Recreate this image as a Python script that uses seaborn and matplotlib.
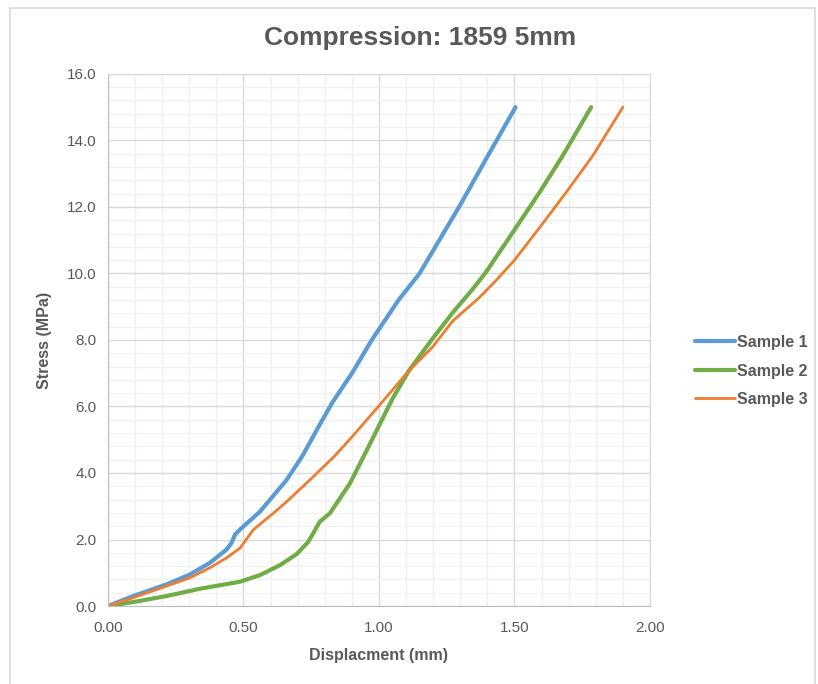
"""
Compression test: stress vs displacement for three 1859 5mm samples,
styled after the original Excel chart.
"""
import numpy as np
import pandas as pd
import matplotlib
matplotlib.use("Agg")
import matplotlib.pyplot as plt
from matplotlib.ticker import MultipleLocator, FormatStrFormatter
from matplotlib.patches import Rectangle
import seaborn as sns

# values
sample1_x = [0, 0.093, 0.216, 0.303, 0.376, 0.438, 0.456, 0.469, 0.487, 0.561, 0.659,
             0.718, 0.779, 0.828, 0.902, 0.975, 1.074, 1.149, 1.297, 1.395, 1.504]
sample1_y = [0, 0.30, 0.65, 0.95, 1.30, 1.70, 1.90, 2.15, 2.30, 2.84, 3.79,
             4.52, 5.42, 6.12, 7.02, 8.02, 9.22, 9.99, 12.02, 13.44, 15.0]

sample2_x = [0, 0.093, 0.216, 0.340, 0.487, 0.561, 0.635, 0.696, 0.739, 0.782, 0.819, 0.893,
             0.951, 1.000, 1.049, 1.110, 1.196, 1.272, 1.346, 1.395, 1.500, 1.592, 1.678, 1.783]
sample2_y = [0, 0.12, 0.30, 0.52, 0.73, 0.93, 1.23, 1.56, 1.93, 2.54, 2.79, 3.69,
             4.62, 5.42, 6.22, 7.07, 8.02, 8.82, 9.53, 10.04, 11.31, 12.43, 13.54, 15.0]

sample3_x = [0, 0.093, 0.216, 0.303, 0.376, 0.438, 0.487, 0.536, 0.610, 0.657, 0.745, 0.835,
             0.902, 1.000, 1.110, 1.199, 1.272, 1.371, 1.432, 1.500, 1.605, 1.690, 1.789, 1.900]
sample3_y = [0, 0.25, 0.60, 0.85, 1.15, 1.45, 1.74, 2.29, 2.79, 3.12, 3.79, 4.50,
             5.10, 6.02, 7.07, 7.80, 8.57, 9.28, 9.79, 10.40, 11.51, 12.43, 13.54, 15.0]

series_names = ["Sample 1", "Sample 2", "Sample 3"]
series_colors = ["#5B9BD5", "#70AD47", "#ED7D31"]
series_widths = [3.0, 3.0, 2.0]

TEXT = "#595959"

sns.set_style("white")
plt.rcParams["font.family"] = ["Liberation Sans", "DejaVu Sans"]

fig = plt.figure(figsize=(8.18, 6.84), dpi=100)
ax = fig.add_axes([0.132, 0.114, 0.6626, 0.778])

data = [(sample1_x, sample1_y), (sample2_x, sample2_y), (sample3_x, sample3_y)]
for (xs, ys), name, color, lw in zip(data, series_names, series_colors, series_widths):
    df = pd.DataFrame({"x": xs, "y": ys})
    sns.lineplot(data=df, x="x", y="y", ax=ax, color=color, linewidth=lw,
                 label=name, sort=False, estimator=None, solid_capstyle="round")

ax.set_xlim(0, 2.0)
ax.set_ylim(0, 16.0)
ax.xaxis.set_major_locator(MultipleLocator(0.5))
ax.xaxis.set_minor_locator(MultipleLocator(0.1))
ax.yaxis.set_major_locator(MultipleLocator(2.0))
ax.yaxis.set_minor_locator(MultipleLocator(0.4))
ax.xaxis.set_major_formatter(FormatStrFormatter("%.2f"))
ax.yaxis.set_major_formatter(FormatStrFormatter("%.1f"))

ax.grid(which="major", color="#d9d9d9", linewidth=1.0)
ax.grid(which="minor", color="#f0f0f0", linewidth=1.0)
ax.set_axisbelow(True)

ax.tick_params(which="major", direction="out", length=5, width=1, color="#bfbfbf",
               labelsize=11, labelcolor=TEXT, pad=3)
ax.tick_params(which="minor", length=0)
ax.tick_params(axis="x", pad=6)

for side in ["left", "bottom"]:
    ax.spines[side].set_color("#bfbfbf")
for side in ["top", "right"]:
    ax.spines[side].set_color("#d9d9d9")

ax.set_xlabel("Displacment (mm)", fontsize=11.5, fontweight="bold", color=TEXT, labelpad=9)
ax.set_ylabel("Stress (MPa)", fontsize=11.5, fontweight="bold", color=TEXT, labelpad=11)

fig.text(0.513, 0.944, "Compression: 1859 5mm", ha="center", va="center",
         fontsize=19, fontweight="bold", color=TEXT)

leg = ax.legend(loc="center left", bbox_to_anchor=(0.8496, 0.4576),
                bbox_transform=fig.transFigure, frameon=False, fontsize=11.5,
                handlelength=2.5, handletextpad=0.12, labelspacing=0.85,
                borderpad=0, borderaxespad=0)
for txt in leg.get_texts():
    txt.set_color(TEXT)
    txt.set_fontweight("bold")

# light chart-area frame like the Excel export
fig.patches.append(Rectangle((0.0122, -0.01), 0.984, 0.998, transform=fig.transFigure,
                             fill=False, edgecolor="#d9d9d9", linewidth=1.2))

fig.savefig("out.png", dpi=100)
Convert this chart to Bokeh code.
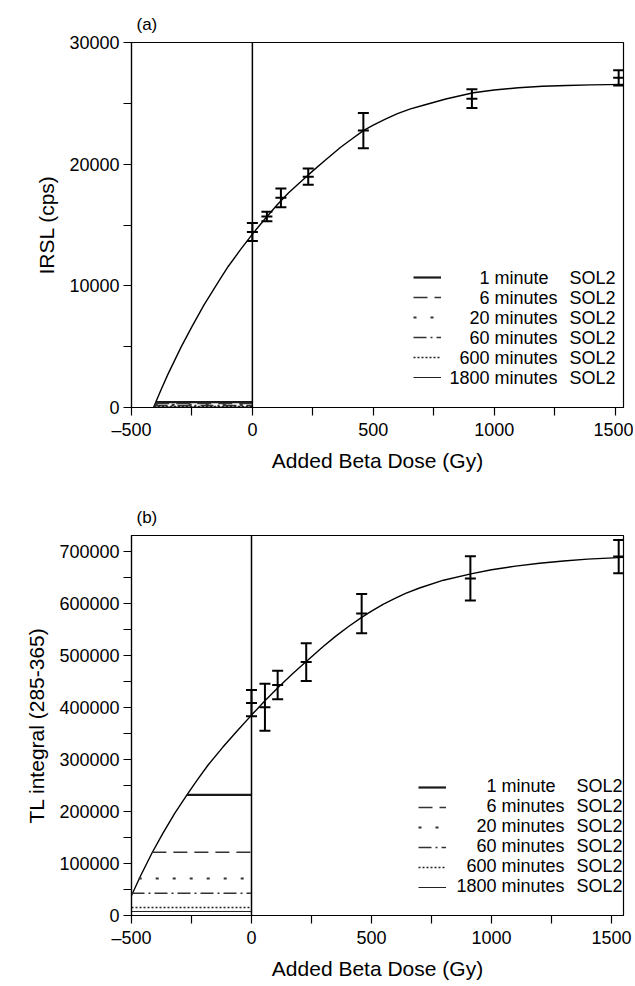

# # # # # # #

Please repeat exactly the data above from its first line to the line that contains "11.31, 12.43, 13.54, 15.0]", inclusive, and leave every picture out.

• _Result of the exercise_
Recreate this image as a Python script that uses seaborn and matplotlib.
"""
Compression test: stress vs displacement for three 1859 5mm samples,
styled after the original Excel chart.
"""
import numpy as np
import pandas as pd
import matplotlib
matplotlib.use("Agg")
import matplotlib.pyplot as plt
from matplotlib.ticker import MultipleLocator, FormatStrFormatter
from matplotlib.patches import Rectangle
import seaborn as sns

# values
sample1_x = [0, 0.093, 0.216, 0.303, 0.376, 0.438, 0.456, 0.469, 0.487, 0.561, 0.659,
             0.718, 0.779, 0.828, 0.902, 0.975, 1.074, 1.149, 1.297, 1.395, 1.504]
sample1_y = [0, 0.30, 0.65, 0.95, 1.30, 1.70, 1.90, 2.15, 2.30, 2.84, 3.79,
             4.52, 5.42, 6.12, 7.02, 8.02, 9.22, 9.99, 12.02, 13.44, 15.0]

sample2_x = [0, 0.093, 0.216, 0.340, 0.487, 0.561, 0.635, 0.696, 0.739, 0.782, 0.819, 0.893,
             0.951, 1.000, 1.049, 1.110, 1.196, 1.272, 1.346, 1.395, 1.500, 1.592, 1.678, 1.783]
sample2_y = [0, 0.12, 0.30, 0.52, 0.73, 0.93, 1.23, 1.56, 1.93, 2.54, 2.79, 3.69,
             4.62, 5.42, 6.22, 7.07, 8.02, 8.82, 9.53, 10.04, 11.31, 12.43, 13.54, 15.0]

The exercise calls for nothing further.